*Given exercise:* Can you print the data exactly and leave out each image?

*Supplied information:*
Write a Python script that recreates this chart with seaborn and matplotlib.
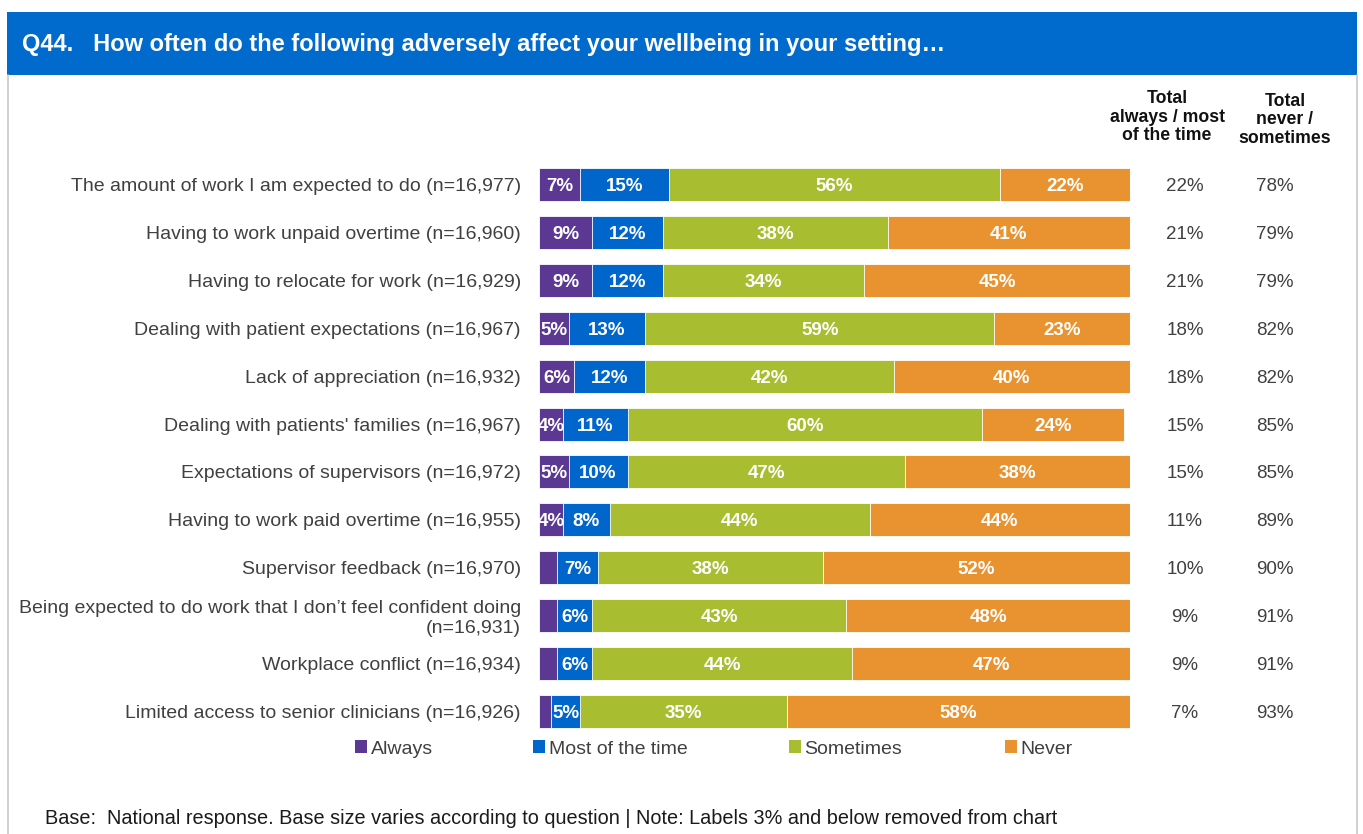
import pandas as pd
import numpy as np
import matplotlib.pyplot as plt
import seaborn as sns
from matplotlib.patches import Rectangle, Patch
from matplotlib.lines import Line2D

# survey items and response shares (%)
items = [
    "The amount of work I am expected to do (n=16,977)",
    "Having to work unpaid overtime (n=16,960)",
    "Having to relocate for work (n=16,929)",
    "Dealing with patient expectations (n=16,967)",
    "Lack of appreciation (n=16,932)",
    "Dealing with patients' families (n=16,967)",
    "Expectations of supervisors (n=16,972)",
    "Having to work paid overtime (n=16,955)",
    "Supervisor feedback (n=16,970)",
    "Being expected to do work that I don\u2019t feel confident doing\n(n=16,931)",
    "Workplace conflict (n=16,934)",
    "Limited access to senior clinicians (n=16,926)",
]
always = [7, 9, 9, 5, 6, 4, 5, 4, 3, 3, 3, 2]
most_of_time = [15, 12, 12, 13, 12, 11, 10, 8, 7, 6, 6, 5]
sometimes = [56, 38, 34, 59, 42, 60, 47, 44, 38, 43, 44, 35]
never = [22, 41, 45, 23, 40, 24, 38, 44, 52, 48, 47, 58]
total_always_most = [22, 21, 21, 18, 18, 15, 15, 11, 10, 9, 9, 7]
total_never_sometimes = [78, 79, 79, 82, 82, 85, 85, 89, 90, 91, 91, 93]

series = ["Always", "Most of the time", "Sometimes", "Never"]
colors = ["#5B3892", "#0066CC", "#A8BD2F", "#E99330"]

df = pd.DataFrame({"item": items, "Always": always, "Most of the time": most_of_time,
                   "Sometimes": sometimes, "Never": never})
cum = df[series].cumsum(axis=1)
for s in series:
    df["cum_" + s] = cum[s]

sns.set_theme(style="white")
plt.rcParams["font.family"] = ["Liberation Sans", "DejaVu Sans"]

W, H = 1363, 834
fig = plt.figure(figsize=(W / 100, H / 100), dpi=100)
ax = fig.add_axes([539 / W, 1 - 735 / H, 591 / W, (735 - 161) / H])

# stacked bars: draw cumulative totals from the largest down
for s, c in reversed(list(zip(series, colors))):
    sns.barplot(data=df, x="cum_" + s, y="item", order=items, color=c, orient="h",
                saturation=1, width=0.69, edgecolor="white", linewidth=0.6, ax=ax)

# segment labels (3% and below removed)
for i in range(len(items)):
    left = 0
    for s in series:
        v = df.loc[i, s]
        if v > 3:
            ax.text(left + v / 2, i, f"{v}%", ha="center", va="center_baseline",
                    color="white", fontsize=13.5, fontweight="bold")
        left += v
    ax.text((1185 - 539) / 591 * 100, i, f"{total_always_most[i]}%", ha="center",
            va="center_baseline", fontsize=13.5, color="#404040", clip_on=False)
    ax.text((1275 - 539) / 591 * 100, i, f"{total_never_sometimes[i]}%", ha="center",
            va="center_baseline", fontsize=13.5, color="#404040", clip_on=False)

ax.set_xlim(0, 100)
ax.set_ylim(len(items) - 0.5, -0.5)
ax.set_xlabel("")
ax.set_ylabel("")
ax.set_xticks([])
for sp in ax.spines.values():
    sp.set_visible(False)
ax.tick_params(axis="y", length=0, pad=13, labelsize=14, labelcolor="#404040")

# right-hand column headers
fig.text(1167 / W, 1 - 117 / H, "Total\nalways / most\nof the time", ha="center", va="center",
         fontsize=12.7, fontweight="bold", color="#111111", linespacing=1.12)
fig.text(1285 / W, 1 - 120 / H, "Total\nnever /\nsometimes", ha="center", va="center",
         fontsize=12.7, fontweight="bold", color="#111111", linespacing=1.12)

# header band and frame
fig.patches.append(Rectangle((7 / W, 1 - 75 / H), 1350 / W, 63 / H, transform=fig.transFigure,
                             facecolor="#006ACD", edgecolor="none", zorder=0))
fig.text(22 / W, 1 - 45 / H,
         "Q44.   How often do the following adversely affect your wellbeing in your setting\u2026",
         ha="left", va="center", color="white", fontsize=17, fontweight="bold")
for xpx in (8, 1357):
    fig.add_artist(Line2D([xpx / W, xpx / W], [0, 1 - 75 / H], transform=fig.transFigure,
                          color="#C8C8C8", linewidth=1.2))

# legend entries at their own positions
legend_x = [355, 533, 789, 1005]
for s, c, xpx in zip(series, colors, legend_x):
    fig.legend(handles=[Patch(facecolor=c, edgecolor="none")], labels=[s],
               loc="center left", bbox_to_anchor=(xpx / W, 1 - 749 / H), frameon=False,
               handlelength=0.6, handleheight=0.6, handletextpad=0.2, borderpad=0,
               borderaxespad=0, fontsize=14, labelcolor="#404040")

fig.text(45 / W, 1 - 819 / H,
         "Base:  National response. Base size varies according to question | Note: Labels 3% and below removed from chart",
         ha="left", va="center", fontsize=14.3, color="#1a1a1a")

fig.savefig("out.png", dpi=100, facecolor="white")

*Result for this exercise:*
Write a Python script that recreates this chart with seaborn and matplotlib.
import pandas as pd
import numpy as np
import matplotlib.pyplot as plt
import seaborn as sns
from matplotlib.patches import Rectangle, Patch
from matplotlib.lines import Line2D

# survey items and response shares (%)
items = [
    "The amount of work I am expected to do (n=16,977)",
    "Having to work unpaid overtime (n=16,960)",
    "Having to relocate for work (n=16,929)",
    "Dealing with patient expectations (n=16,967)",
    "Lack of appreciation (n=16,932)",
    "Dealing with patients' families (n=16,967)",
    "Expectations of supervisors (n=16,972)",
    "Having to work paid overtime (n=16,955)",
    "Supervisor feedback (n=16,970)",
    "Being expected to do work that I don\u2019t feel confident doing\n(n=16,931)",
    "Workplace conflict (n=16,934)",
    "Limited access to senior clinicians (n=16,926)",
]
always = [7, 9, 9, 5, 6, 4, 5, 4, 3, 3, 3, 2]
most_of_time = [15, 12, 12, 13, 12, 11, 10, 8, 7, 6, 6, 5]
sometimes = [56, 38, 34, 59, 42, 60, 47, 44, 38, 43, 44, 35]
never = [22, 41, 45, 23, 40, 24, 38, 44, 52, 48, 47, 58]
total_always_most = [22, 21, 21, 18, 18, 15, 15, 11, 10, 9, 9, 7]
total_never_sometimes = [78, 79, 79, 82, 82, 85, 85, 89, 90, 91, 91, 93]

series = ["Always", "Most of the time", "Sometimes", "Never"]
colors = ["#5B3892", "#0066CC", "#A8BD2F", "#E99330"]

df = pd.DataFrame({"item": items, "Always": always, "Most of the time": most_of_time,
                   "Sometimes": sometimes, "Never": never})
cum = df[series].cumsum(axis=1)
for s in series:
    df["cum_" + s] = cum[s]

sns.set_theme(style="white")
plt.rcParams["font.family"] = ["Liberation Sans", "DejaVu Sans"]

W, H = 1363, 834
fig = plt.figure(figsize=(W / 100, H / 100), dpi=100)
ax = fig.add_axes([539 / W, 1 - 735 / H, 591 / W, (735 - 161) / H])

# stacked bars: draw cumulative totals from the largest down
for s, c in reversed(list(zip(series, colors))):
    sns.barplot(data=df, x="cum_" + s, y="item", order=items, color=c, orient="h",
                saturation=1, width=0.69, edgecolor="white", linewidth=0.6, ax=ax)

# segment labels (3% and below removed)
for i in range(len(items)):
    left = 0
    for s in series:
        v = df.loc[i, s]
        if v > 3:
            ax.text(left + v / 2, i, f"{v}%", ha="center", va="center_baseline",
                    color="white", fontsize=13.5, fontweight="bold")
        left += v
    ax.text((1185 - 539) / 591 * 100, i, f"{total_always_most[i]}%", ha="center",
            va="center_baseline", fontsize=13.5, color="#404040", clip_on=False)
    ax.text((1275 - 539) / 591 * 100, i, f"{total_never_sometimes[i]}%", ha="center",
            va="center_baseline", fontsize=13.5, color="#404040", clip_on=False)

ax.set_xlim(0, 100)
ax.set_ylim(len(items) - 0.5, -0.5)
ax.set_xlabel("")
ax.set_ylabel("")
ax.set_xticks([])
for sp in ax.spines.values():
    sp.set_visible(False)
ax.tick_params(axis="y", length=0, pad=13, labelsize=14, labelcolor="#404040")

# right-hand column headers
fig.text(1167 / W, 1 - 117 / H, "Total\nalways / most\nof the time", ha="center", va="center",
         fontsize=12.7, fontweight="bold", color="#111111", linespacing=1.12)
fig.text(1285 / W, 1 - 120 / H, "Total\nnever /\nsometimes", ha="center", va="center",
         fontsize=12.7, fontweight="bold", color="#111111", linespacing=1.12)

# header band and frame
fig.patches.append(Rectangle((7 / W, 1 - 75 / H), 1350 / W, 63 / H, transform=fig.transFigure,
                             facecolor="#006ACD", edgecolor="none", zorder=0))
fig.text(22 / W, 1 - 45 / H,
         "Q44.   How often do the following adversely affect your wellbeing in your setting\u2026",
         ha="left", va="center", color="white", fontsize=17, fontweight="bold")
for xpx in (8, 1357):
    fig.add_artist(Line2D([xpx / W, xpx / W], [0, 1 - 75 / H], transform=fig.transFigure,
                          color="#C8C8C8", linewidth=1.2))

# legend entries at their own positions
legend_x = [355, 533, 789, 1005]
for s, c, xpx in zip(series, colors, legend_x):
    fig.legend(handles=[Patch(facecolor=c, edgecolor="none")], labels=[s],
               loc="center left", bbox_to_anchor=(xpx / W, 1 - 749 / H), frameon=False,
               handlelength=0.6, handleheight=0.6, handletextpad=0.2, borderpad=0,
               borderaxespad=0, fontsize=14, labelcolor="#404040")

fig.text(45 / W, 1 - 819 / H,
         "Base:  National response. Base size varies according to question | Note: Labels 3% and below removed from chart",
         ha="left", va="center", fontsize=14.3, color="#1a1a1a")

fig.savefig("out.png", dpi=100, facecolor="white")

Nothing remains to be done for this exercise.